MATERIAL SHOWN:
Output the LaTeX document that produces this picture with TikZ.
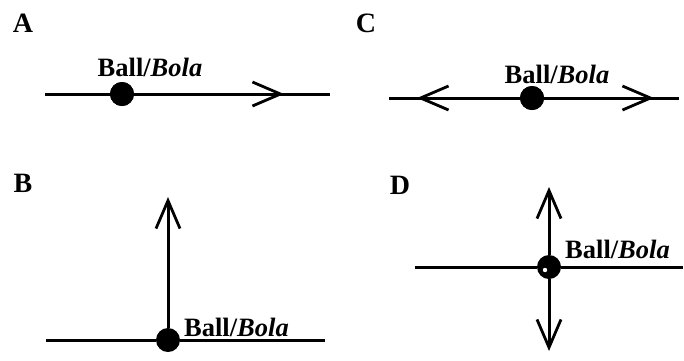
\documentclass[tikz,border=0pt]{standalone}
\usepackage{fontspec}
\setmainfont{Liberation Serif}
\usetikzlibrary{arrows.meta}
\begin{document}
\begin{tikzpicture}[x=1pt,y=-1pt,
  rod/.style={line width=3pt},
  ball/.style={circle,fill=black,minimum size=24pt,inner sep=0pt},
  barb/.style={line width=3pt,-{Straight Barb[length=28pt,width=24pt,line width=2.8pt]}},
  panel/.style={font=\fontsize{28}{30}\selectfont\bfseries},
  lbl/.style={font=\fontsize{26.5}{28}\selectfont\bfseries,inner sep=0pt}]
\useasboundingbox (0,0) rectangle (684,360);
% Panel A
\node[panel] (la) at (23,23) {A};
\coordinate (a1) at (45,94);
\coordinate (a2) at (330,94);
\coordinate (at) at (284,94);
\node[ball] (ba) at (122,94) {};
\draw[rod] (a1) -- (a2);
\draw[barb] (ba) -- (at);
\node[ball] at (ba) {};
\node[lbl,anchor=base] (ta) at (150,76) {Ball/\textit{Bola}};
% Panel C
\node[panel] (lc) at (366,23) {C};
\coordinate (c1) at (389,98);
\coordinate (c2) at (679,98);
\coordinate (cl) at (417,98);
\coordinate (cr) at (654,98);
\node[ball] (bc) at (532,98) {};
\draw[rod] (c1) -- (c2);
\draw[barb] (bc) -- (cl);
\draw[barb] (bc) -- (cr);
\node[ball] at (bc) {};
\node[lbl,anchor=base] (tc) at (557,83) {Ball/\textit{Bola}};
% Panel B
\node[panel] (lb) at (23,183) {B};
\coordinate (b1) at (46,340);
\coordinate (b2) at (325,340);
\coordinate (bt) at (168,197);
\node[ball] (bb) at (168,340) {};
\draw[rod] (b1) -- (bb) -- (b2);
\draw[barb] (bb) -- (bt);
\node[lbl,anchor=base west] (tb) at (184,336) {Ball/\textit{Bola}};
% Panel D
\node[panel] (ld) at (400,185) {D};
\coordinate (d1) at (415,267);
\coordinate (d2) at (683,267);
\coordinate (du) at (549,187);
\coordinate (dd) at (549,351);
\node[ball] (bd) at (549,267) {};
\draw[rod] (d1) -- (bd) -- (d2);
\draw[barb] (bd) -- (du);
\draw[barb] (bd) -- (dd);
\fill[white] ([shift={(-4pt,-3pt)}]bd.center) circle (2.2pt);
\node[lbl,anchor=base west] (td) at (565,258) {Ball/\textit{Bola}};
\end{tikzpicture}
\end{document}
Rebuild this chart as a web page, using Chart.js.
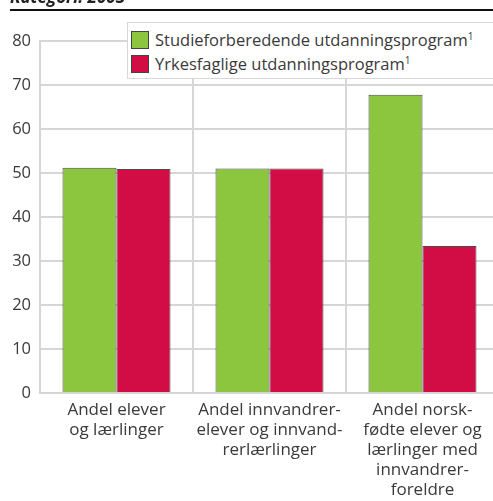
<!DOCTYPE html>
<html>
<head>
<meta charset="utf-8">
<script src="https://cdn.jsdelivr.net/npm/chart.js@4"></script>
<style>
  html, body { margin: 0; padding: 0; background: #fff; overflow: hidden; }
  #wrap { position: relative; width: 493px; height: 501px; overflow: hidden; }
  #title {
    position: absolute; left: 10px; top: -15px;
    font: bold italic 17px "Open Sans", sans-serif; color: #222;
  }
  #rule { position: absolute; left: 10px; top: 9px; width: 490px; height: 2px; background: #111; }
  #chartBox { position: absolute; left: 0; top: 0; width: 500px; height: 501px; }
  #legend {
    position: absolute; left: 127px; top: 22px; width: 380px; height: 57px;
    background: #fff; border: 1px solid #d8d8d8; box-sizing: border-box;
    font: 16.5px "Open Sans", sans-serif; color: #3a3a3a;
  }
  .item { position: absolute; left: 3px; height: 18px; line-height: 18px; white-space: nowrap; }
  .sw { display: inline-block; width: 16px; height: 16px; border: 1px solid #444; vertical-align: top; margin-right: 6px; }
  sup { font-size: 10px; vertical-align: 6px; line-height: 0; }
</style>
</head>
<body>
<div id="wrap">
  <div id="chartBox"><canvas id="chart" width="500" height="501"></canvas></div>
  <div id="title">Kategori: 2003</div>
  <div id="rule"></div>
  <div id="legend"></div>
</div>
<script>
// categories (x labels, one line per array entry)
var categories = [
  ["Andel elever", "og lærlinger"],
  ["Andel innvandrer-", "elever og innvand-", "rerlærlinger"],
  ["Andel norsk-", "fødte elever og", "lærlinger med", "innvandrer-", "foreldre"]
];

// series
var seriesNames = ["Studieforberedende utdanningsprogram", "Yrkesfaglige utdanningsprogram"];
var studieValues = [51.2, 51.0, 67.8];
var yrkesValues = [50.9, 51.0, 33.4];
var colors = ["#8cc63e", "#d20c44"];

// y axis ticks
var yTicks = [0, 10, 20, 30, 40, 50, 60, 70, 80];

// html legend
var legendEl = document.getElementById("legend");
seriesNames.forEach(function (name, i) {
  var item = document.createElement("div");
  item.className = "item";
  item.style.top = (8 + i * 24) + "px";
  item.innerHTML = '<span class="sw" style="background:' + colors[i] + '"></span>' + name + "<sup>1</sup>";
  legendEl.appendChild(item);
});

var gridColor = "#d6d6d6";

var ctx = document.getElementById("chart").getContext("2d");
var chart = new Chart(ctx, {
  type: "bar",
  data: {
    labels: categories,
    datasets: [
      {
        label: seriesNames[0],
        data: studieValues,
        backgroundColor: colors[0],
        borderColor: "#4a4a4a",
        borderWidth: 1,
      },
      {
        label: seriesNames[1],
        data: yrkesValues,
        backgroundColor: colors[1],
        borderColor: "#4a4a4a",
        borderWidth: 1,
      },
    ],
  },
  options: {
    responsive: false,
    animation: false,
    layout: { padding: { top: 41, right: 1, left: 0, bottom: 0 } },
    plugins: {
      legend: { display: false },
      tooltip: { enabled: false },
    },
    datasets: {
      bar: { barPercentage: 1, categoryPercentage: 0.706 },
    },
    scales: {
      x: {
        grid: { color: gridColor, lineWidth: 2, drawTicks: false, offset: true },
        border: { color: gridColor, width: 2 },
        ticks: {
          color: "#3a3a3a",
          font: { family: "Open Sans", size: 17, lineHeight: 1.18 },
          padding: 7,
          maxRotation: 0,
          autoSkip: false,
        },
        afterFit: function (scale) { scale.height = 108; },
      },
      y: {
        min: 0,
        max: 80,
        afterBuildTicks: function (scale) {
          scale.ticks = yTicks.map(function (v) { return { value: v }; });
        },
        grid: { color: gridColor, lineWidth: 2, drawTicks: false },
        border: { color: gridColor, width: 2 },
        ticks: {
          color: "#3a3a3a",
          font: { family: "Open Sans", size: 16.5 },
          padding: 9,
        },
        afterFit: function (scale) { scale.width = 40; },
      },
    },
  },
});
</script>
</body>
</html>
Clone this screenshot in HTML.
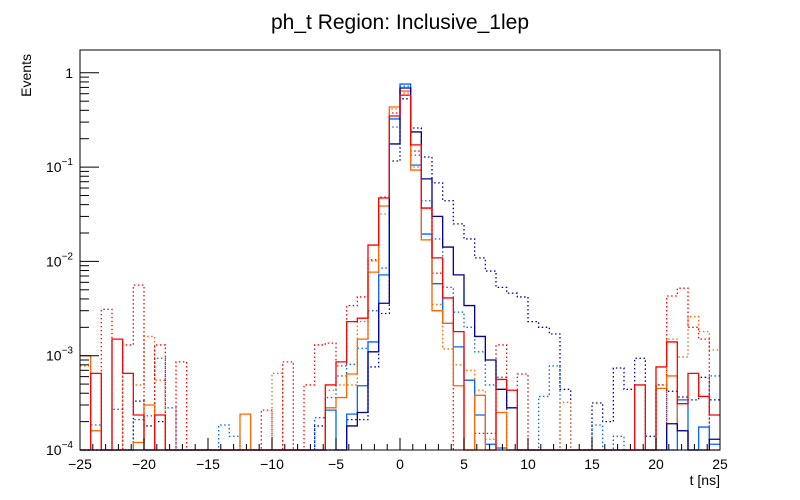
<!DOCTYPE html>
<html><head><meta charset="utf-8"><style>
html,body{margin:0;padding:0;background:#fff;}
svg{display:block;font-family:"Liberation Sans",Arial,sans-serif;}
</style></head><body>
<svg id="chart" width="800" height="500" viewBox="0 0 800 500" xmlns="http://www.w3.org/2000/svg">
<rect x="0" y="0" width="800" height="500" fill="#fff"/>
<text x="400" y="29" font-size="21" text-anchor="middle" fill="#000">ph_t Region: Inclusive_1lep</text>
<text x="0" y="0" font-size="14" text-anchor="end" transform="translate(31,54) rotate(-90)" fill="#000">Events</text>
<text x="720" y="485" font-size="14" text-anchor="end" fill="#000">t [ns]</text>
<g id="series"></g>
<g id="axes"></g>
</svg>
<script>
// ---- data ----
const nBins = 60;
const xMin = -25, xMax = 25;
const xTickLabels = ["−25","−20","−15","−10","−5","0","5","10","15","20","25"];
const xTickValues = [-25,-20,-15,-10,-5,0,5,10,15,20,25];
const yTickExponents = [0,-1,-2,-3,-4];
// sparse bin contents: [binIndex, value]
const navySolid = [[25,1.8e-4],[26,2.5e-4],[27,1.1e-3],[28,3.6e-3],[29,0.176],[30,0.69],[31,0.236],[32,0.075],[33,0.030],[34,0.0142],[35,7.2e-3],[36,3.4e-3],[37,1.6e-3],[38,9.0e-4],[39,4.4e-4],[40,2.8e-4],[55,1.9e-4],[56,1.6e-4],[59,1.3e-4]];
const azureSolid = [[23,2.65e-4],[25,2.4e-4],[26,4.8e-4],[27,1.4e-3],[28,7.2e-3],[29,0.324],[30,0.76],[31,0.105],[32,0.0195],[33,5.8e-3],[34,2.2e-3],[35,1.24e-3],[36,5.5e-4],[37,2.35e-4],[38,1.15e-4],[39,1.05e-4],[56,3.4e-4],[58,1.75e-4],[59,1.15e-4]];
const orangeSolid = [[0,1.0e-3],[1,1.6e-4],[5,1.2e-4],[6,3.0e-4],[15,2.4e-4],[23,2.8e-4],[24,3.6e-4],[25,6.4e-4],[26,1.5e-3],[27,7.7e-3],[28,0.0387],[29,0.434],[30,0.64],[31,0.093],[32,0.0169],[33,3.0e-3],[34,2.2e-3],[35,4.8e-4],[37,3.8e-4],[39,2.5e-4],[54,4.5e-4],[55,6.1e-4],[56,1.6e-4]];
const redSolid = [[1,6.5e-4],[3,1.5e-3],[4,6.5e-4],[5,2.35e-4],[7,2.35e-4],[23,4.9e-4],[24,8.6e-4],[25,2.3e-3],[26,2.5e-3],[27,0.0149],[28,0.047],[29,0.348],[30,0.58],[31,0.172],[32,0.0368],[33,0.0109],[34,4.1e-3],[35,1.8e-3],[39,5.6e-4],[40,4.3e-4],[52,4.9e-4],[54,7.6e-4],[55,1.4e-3],[56,3.1e-4],[57,6.5e-4],[58,3.7e-4],[59,2.35e-4]];
const navyDotted = [[5,3.3e-4],[6,1.8e-4],[7,2.0e-4],[22,1.8e-4],[25,2.1e-4],[26,2.1e-4],[27,7.6e-4],[28,2.8e-3],[29,0.116],[30,0.53],[31,0.26],[32,0.128],[33,0.068],[34,0.044],[35,0.025],[36,0.0173],[37,0.0109],[38,7.9e-3],[39,5.3e-3],[40,4.6e-3],[41,4.2e-3],[42,2.3e-3],[43,2.0e-3],[44,1.7e-3],[45,4.4e-4],[48,3.15e-4],[49,2.0e-4],[50,7.4e-4],[51,4.4e-4],[52,9.4e-4],[53,1.4e-4],[54,4.9e-4],[55,4.2e-4],[56,3.65e-4],[57,3.4e-4],[58,5.9e-4],[59,3.4e-4]];
const azureDotted = [[1,1.84e-4],[3,2.7e-4],[5,2.1e-4],[6,2.3e-4],[7,9.4e-4],[8,2.8e-4],[13,1.84e-4],[14,1.4e-4],[22,2.2e-4],[23,3.6e-4],[24,6.1e-4],[25,8.1e-4],[26,1.2e-3],[27,3.0e-3],[28,8.5e-3],[29,0.266],[30,0.72],[31,0.134],[32,0.044],[33,0.0173],[34,5.3e-3],[35,2.9e-3],[36,2.0e-3],[37,1.1e-3],[38,4.9e-4],[39,5.9e-4],[43,3.7e-4],[44,7.8e-4],[48,1.84e-4],[50,1.4e-4],[54,4.9e-4],[59,6.1e-4]];
const orangeDotted = [[0,7.8e-4],[1,6.5e-4],[4,6.5e-4],[5,4.9e-4],[6,1.6e-3],[7,5.5e-4],[18,6.5e-4],[23,4.3e-4],[24,4.9e-4],[25,4.9e-4],[26,2.3e-3],[27,0.0101],[28,0.0318],[29,0.413],[30,0.61],[31,0.100],[32,0.0169],[33,3.5e-3],[34,1.18e-3],[35,8.0e-4],[36,7.0e-4],[37,4.3e-4],[38,1.3e-4],[45,3.2e-4],[54,4.9e-4],[55,1.5e-3],[56,9.7e-4],[57,2.6e-3],[58,1.8e-3],[59,1.15e-3]];
const redDotted = [[2,3.1e-3],[4,1.3e-3],[5,5.6e-3],[7,1.3e-3],[9,8.6e-4],[17,2.65e-4],[19,8.6e-4],[21,4.9e-4],[22,1.3e-3],[23,1.36e-3],[24,7.8e-4],[25,3.4e-3],[26,4.2e-3],[27,0.0104],[28,0.048],[29,0.375],[30,0.58],[31,0.148],[32,0.0368],[33,7.5e-3],[34,2.2e-3],[37,1.5e-4],[38,1.5e-4],[39,1.3e-3],[41,6.4e-4],[55,4.3e-3],[56,5.2e-3],[57,2.0e-3],[58,1.5e-3]];

// ---- layout ----
const X0 = 80, X1 = 720, Y0 = 450, Y1 = 50;
const yMinLog = -4, decadePx = 94.3;
const NS = "http://www.w3.org/2000/svg";
function xScale(v){ return X0 + (v - xMin) / (xMax - xMin) * (X1 - X0); }
function yScale(v){
  if (!(v > 0)) return Y0;
  let y = Y0 - (Math.log10(v) - yMinLog) * decadePx;
  return Math.max(Y1, Math.min(Y0, y));
}
const binW = (xMax - xMin) / nBins;
function dense(sparse){ const a = new Array(nBins).fill(0); sparse.forEach(p => { a[p[0]] = p[1]; }); return a; }

const seriesDefs = [
  {data: navyDotted, color: "#000099", dash: "1.5,2.5", name: "series-navy-dotted"},
  {data: azureDotted, color: "#0066ff", dash: "1.5,2.5", name: "series-azure-dotted"},
  {data: orangeDotted, color: "#ff6600", dash: "1.5,2.5", name: "series-orange-dotted"},
  {data: redDotted, color: "#ff0000", dash: "1.5,2.5", name: "series-red-dotted"},
  {data: azureSolid, color: "#0066ff", dash: null, name: "series-azure-solid"},
  {data: orangeSolid, color: "#ff6600", dash: null, name: "series-orange-solid"},
  {data: navySolid, color: "#000099", dash: null, name: "series-navy-solid"},
  {data: redSolid, color: "#ff0000", dash: null, name: "series-red-solid"}
];
const sg = document.getElementById("series");
seriesDefs.forEach(s => {
  const vals = dense(s.data);
  let d = "";
  for (let i = 0; i < nBins; i++) {
    const xl = xScale(xMin + i * binW), xr = xScale(xMin + (i + 1) * binW);
    const y = yScale(vals[i]);
    d += (i === 0 ? "M" + xl + "," + y : "L" + xl + "," + y) + " L" + xr + "," + y + " ";
  }
  const p = document.createElementNS(NS, "path");
  p.setAttribute("d", d);
  p.setAttribute("fill", "none");
  p.setAttribute("stroke", s.color);
  p.setAttribute("stroke-width", "1.3");
  if (s.dash) p.setAttribute("stroke-dasharray", s.dash);
  
  
  sg.appendChild(p);
});

// ---- axes ----
const ag = document.getElementById("axes");
function line(x1,y1,x2,y2,w){
  const l = document.createElementNS(NS,"line");
  l.setAttribute("x1",x1); l.setAttribute("y1",y1); l.setAttribute("x2",x2); l.setAttribute("y2",y2);
  l.setAttribute("stroke","#000"); l.setAttribute("stroke-width", w || 1);
  ag.appendChild(l); return l;
}
const frame = document.createElementNS(NS,"rect");
frame.setAttribute("x",X0); frame.setAttribute("y",Y1); frame.setAttribute("width",X1-X0); frame.setAttribute("height",Y0-Y1);
frame.setAttribute("fill","none"); frame.setAttribute("stroke","#000"); frame.setAttribute("stroke-width","1");


ag.appendChild(frame);
// x minor ticks
for (let v = xMin; v <= xMax; v += 1) {
  const x = xScale(v);
  const major = (v % 5 === 0);
  const t = line(x, Y0, x, Y0 - (major ? 12 : 6));
  
  
}
xTickValues.forEach((v, i) => {
  const t = document.createElementNS(NS,"text");
  t.setAttribute("x", xScale(v)); t.setAttribute("y", Y0 + 19);
  t.setAttribute("font-size","14"); t.setAttribute("text-anchor","middle");
  t.textContent = xTickLabels[i];
  
  
  ag.appendChild(t);
});
// y ticks
for (let e = yMinLog; e <= 0; e++) {
  for (let m = 1; m <= 9; m++) {
    const v = m * Math.pow(10, e);
    const y = yScale(v);
    if (y < Y1) continue;
    const t = line(X0, y, X0 + (m === 1 ? 19 : 9), y);
    
    
  }
}
yTickExponents.forEach(e => {
  const y = yScale(Math.pow(10, e));
  const t = document.createElementNS(NS,"text");
  t.setAttribute("y", y + 5); t.setAttribute("font-size","14"); t.setAttribute("text-anchor","end");
  if (e === 0) { t.setAttribute("x", X0 - 7); t.textContent = "1"; }
  else {
    t.setAttribute("x", X0 - 7);
    const b = document.createElementNS(NS,"tspan"); b.textContent = "10";
    const s = document.createElementNS(NS,"tspan"); s.textContent = String(e).replace("-", "−");
    s.setAttribute("font-size","10"); s.setAttribute("dy","-7");
    t.appendChild(b); t.appendChild(s);
  }
  
  
  ag.appendChild(t);
});
</script>
</body></html>
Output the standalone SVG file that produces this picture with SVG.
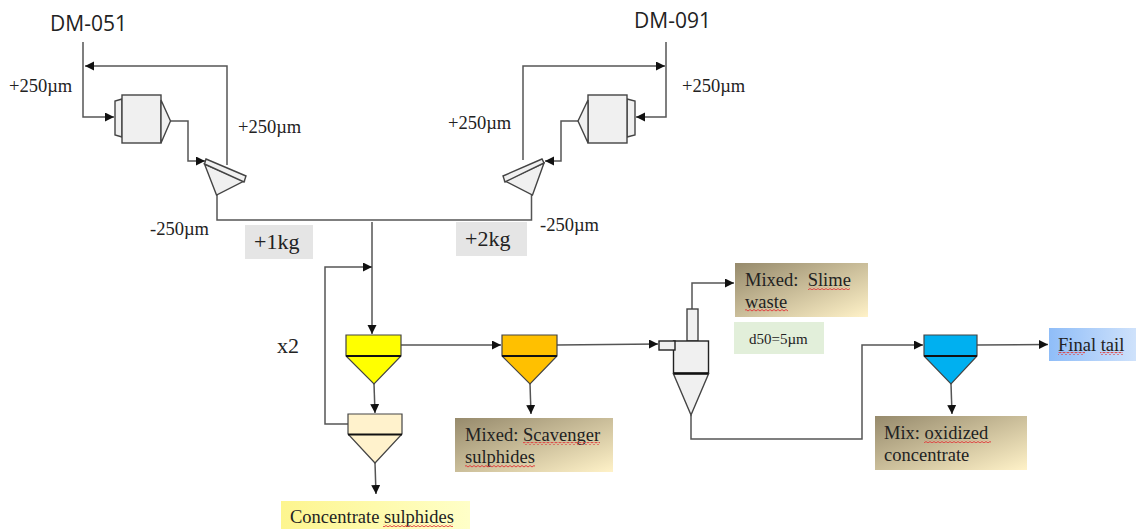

DO THIS: Filter the records above for lines containing the word "that", and copy those lines.

ANSWER:
Output the LaTeX document that produces this picture with TikZ.
Output the standalone SVG file that produces this picture with SVG.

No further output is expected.